There is a small concrete patio leading up to my front door that is shared with my neighbors. It is written in the lease that this area is not to be used to store things, but it is constantly cluttered with bikes, scooters, chairs etc. I have casually mentioned this to the managers several times and nothing has been done. I cannot move because of my lease, but I also don't want to become the 'neighborhood whiner.' It is like an obstacle course just to get to my front door, and I have an infant and a toddler to take with me whenever I leave. Does anyone have any suggestions? I don't want to get in to a big confrontation with my neighbors...I've even gone out there and put everything away neatly hoping they would get the hint, but that didn't work.

I'm afraid you are going to have to choose between the clutter and your fear of being labeled a "whiner". You have already attempted to address the issue without any confrontation, and you are being politely ignored.

I'm not sure why you feel your lease is enforceable only from the lessor's side. It is a two-party agreement, and their failure to perform has consequences, not the least of which may be allowing you to terminate the lease without penalty. It is time to have a sit-down with the managers, and remind them of the legal obligation of the lessor as described in the lease.You might further remind then that all of that clutter affects their property value, and creates a potential liability if someone were to become injured as a result of their failure to enforce the lease with your neighbor. If they are still intractable, it's time to seek the advice of an attorney or paralegal. Source(s): personal experience
fu#k em brake there stuff or throw it away dont risk braking you neck
If you approach your neighbors thinking it's going to be a "confrontation", it will be. Try to be friendly and neighborly about it; mention your difficulty getting through with your kids, and that you're concerned for their safety.

Maybe they'll be nice about it. Think positively!
Quit whining on here and talk to your landlord? How hard is that?
good question. I would talk to the managers again, and tell them that you hurt yourself trying to get past all of their clutter. Maybe then they will get it that something needs to be done. but they might tell your neighbor that you said it was a problem, so confrontation might not be avoidable. well good luck!
The issue is about boundaries. The issue is also about assertiveness. This is a great experiment for you to learn more about your inner world and how little things seem so hard sometimes.
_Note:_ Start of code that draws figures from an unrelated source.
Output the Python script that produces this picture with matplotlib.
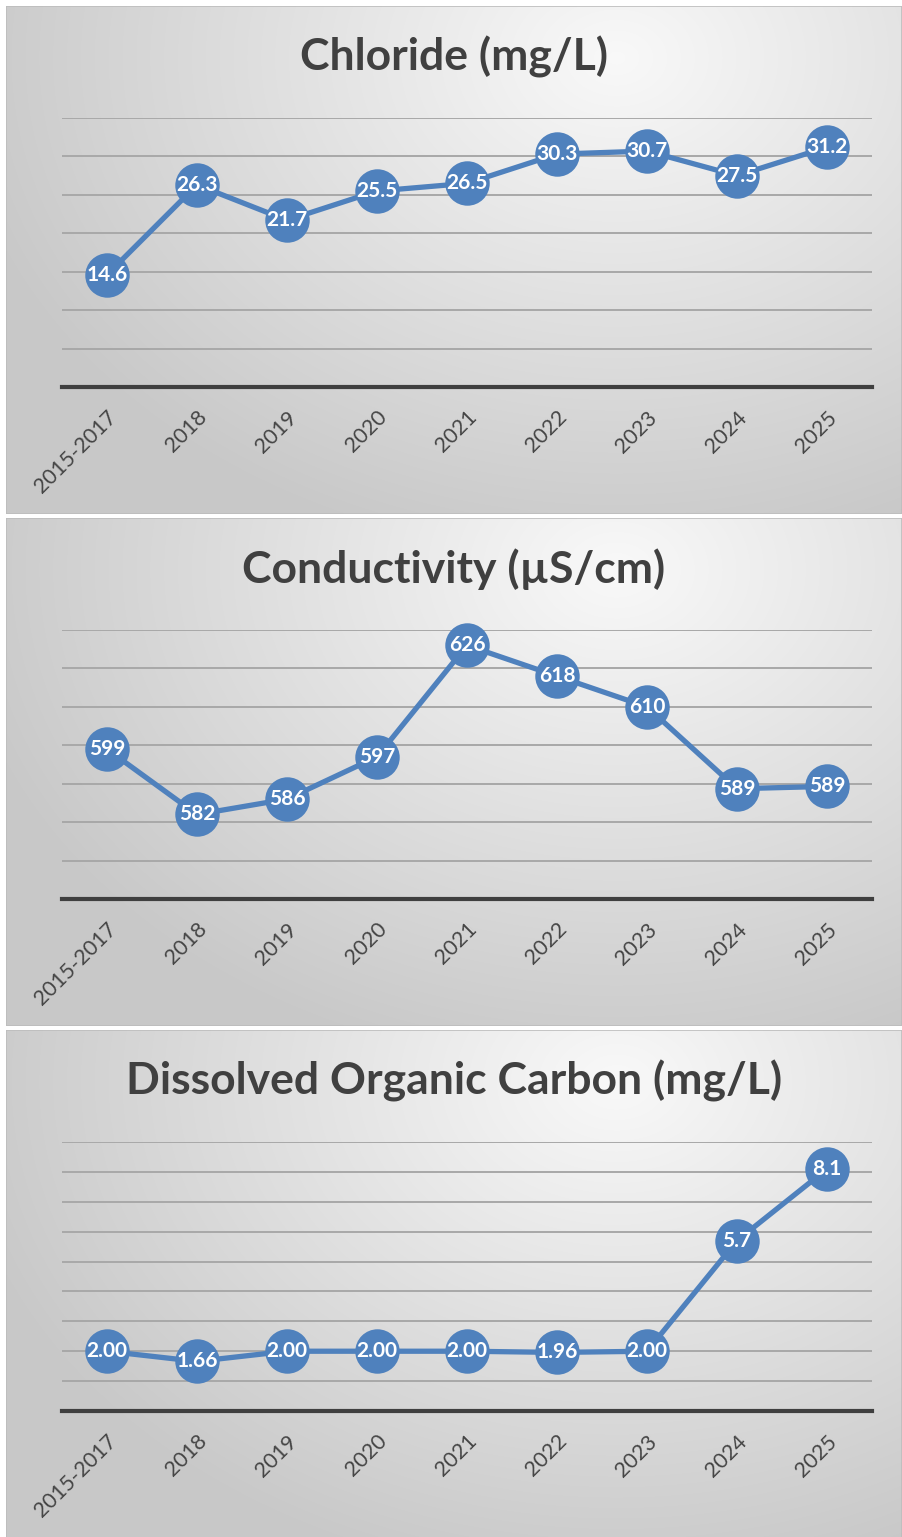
import numpy as np
import matplotlib
matplotlib.use("Agg")
import matplotlib.pyplot as plt
from matplotlib.patches import Rectangle

# --- datos ---
categorias = ["2015-2017", "2018", "2019", "2020", "2021", "2022", "2023", "2024", "2025"]

cloruro = [14.6, 26.3, 21.7, 25.5, 26.5, 30.3, 30.7, 27.5, 31.2]
conductividad = [599, 582, 586, 597, 626, 618, 610, 588.7, 589.3]
carbono = [2.00, 1.66, 2.00, 2.00, 2.00, 1.96, 2.00, 5.7, 8.1]
carbono_dec = [2, 2, 2, 2, 2, 2, 2, 1, 1]

titulos = ["Chloride (mg/L)", "Conductivity (\u00b5S/cm)", "Dissolved Organic Carbon (mg/L)"]

# --- estilo ---
W, H = 902, 1537
AZUL = "#4F81BD"
FUENTE = "Lato"

fig = plt.figure(figsize=(W / 100, H / 100), dpi=100)
fig.patch.set_facecolor("white")


def rect(x0, y0, x1, y1):
    return [x0 / W, 1 - y1 / H, (x1 - x0) / W, (y1 - y0) / H]


def fondo(y0, y1):
    ax = fig.add_axes(rect(6, y0, 902, y1))
    h, w = 200, 300
    yy, xx = np.mgrid[0:h, 0:w]
    d = np.sqrt(((xx / w - 0.68) * 1.0) ** 2 + ((yy / h - 0.1) * 0.75) ** 2)
    d = np.clip(d / 0.75, 0, 1)
    v = 0.975 - d * 0.19
    img = np.dstack([v, v, v])
    ax.imshow(img, aspect="auto", extent=[0, 1, 0, 1], interpolation="bilinear")
    ax.add_patch(Rectangle((0, 0), 1, 1, fill=False, ec="#bdbdbd", lw=1.2,
                           transform=ax.transAxes))
    ax.set_axis_off()


def panel(top, valores, ymin, ymax, paso, titulo, etiquetas):
    fondo(top, top + 508)
    ax = fig.add_axes(rect(62, top + 112, 872, top + 381))
    ax.patch.set_alpha(0)
    ax.set_xlim(-0.5, len(categorias) - 0.5)
    ax.set_ylim(ymin, ymax)
    ax.set_yticks(np.arange(ymin, ymax + paso / 2, paso))
    ax.yaxis.grid(True, color="#a8a8a8", lw=1.4)
    ax.set_axisbelow(True)
    for s in ["top", "left", "right"]:
        ax.spines[s].set_visible(False)
    ax.spines["bottom"].set_color("#3f3f3f")
    ax.spines["bottom"].set_linewidth(3)
    ax.tick_params(left=False, bottom=False, labelleft=False)
    x = np.arange(len(categorias))
    ax.set_xticks(x)
    ax.set_xticklabels(categorias, rotation=45, ha="right", rotation_mode="anchor",
                       fontsize=15.5, color="#454545", family=FUENTE)
    ax.tick_params(axis="x", pad=11)
    ax.plot(x, valores, color=AZUL, lw=3.8, zorder=3, clip_on=False,
            solid_capstyle="round")
    ax.plot(x, valores, "o", color=AZUL, ms=32, mew=0, zorder=4, clip_on=False)
    for xi, yi, t in zip(x, valores, etiquetas):
        ax.text(xi, yi, t, ha="center", va="center", color="white", fontsize=15,
                fontweight="bold", family=FUENTE, zorder=5, clip_on=False)
    fig.text(454 / W, 1 - (top + 51) / H, titulo, ha="center", va="center",
             fontsize=32, fontweight="bold", color="#404040", family=FUENTE)


panel(6, cloruro, 0, 35, 5, titulos[0], [f"{v:.1f}" for v in cloruro])
panel(518, conductividad, 560, 630, 10, titulos[1], [f"{v:.0f}" for v in conductividad])
panel(1030, carbono, 0, 9, 1, titulos[2],
      [f"{v:.{d}f}" for v, d in zip(carbono, carbono_dec)])

fig.savefig("out.png", dpi=100)
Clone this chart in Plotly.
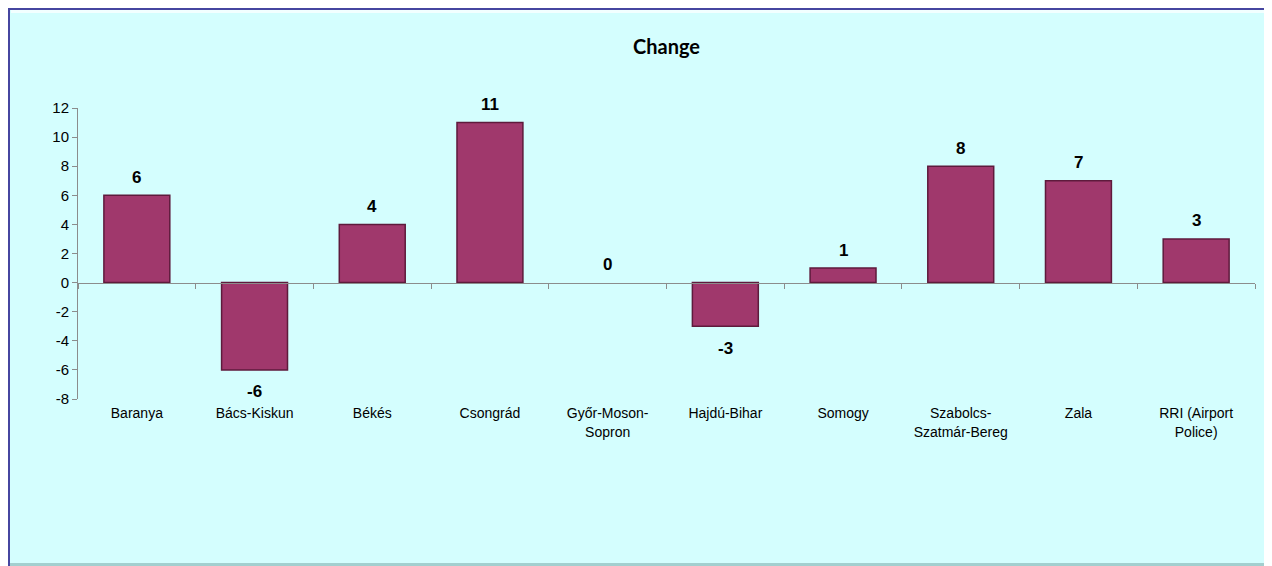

What is actually happening is pretty simple to deal with. Knock on the door and explain to your neighbor the understanding you have with the landlord. Keep your other complaints to a minimum and make the first encounter short and sweet. Make a written record of the encounter.

The next time it happens, knock on their door and mention the problem again -again, keep it factual, explain that you had an understanding in your lease, and that you need the patio clear so that you don't trip on anything, or have to walk around anything. Factual, to the point, and brief.

Now, here, if there is a confrontation, remember - what you are asking is reasonable and previously agreed to. If the neighbor loses their temper, keep your ground, but don't react in anger. What you are asking is simple and factual. Repeat like a broken record.

On the third try (probably needed if you are getting the "okie dokie" from the neighbor, go to the landlord. State factually and simply that you requested that the neighbor clean the patio of cluttler on two occasions, and you would like the landlord to take action.

If that third attempt doesn't work, INFORM the landlord that you will be breaking the lease if something doesn't get better. If your landlord seeks to embarrass you or call you a whiner, just remember that you are asking a simple and reasonable thing. If he decides to act belligerent - that's his problem and not yours.

I know this is all easier said than done, but if you find some anxiety happening in you as a result of the simple steps here, then check out facts about boundaries and boundary psychology. It's there that you will find the tools to confront your fears and manage a good outcome in this situation.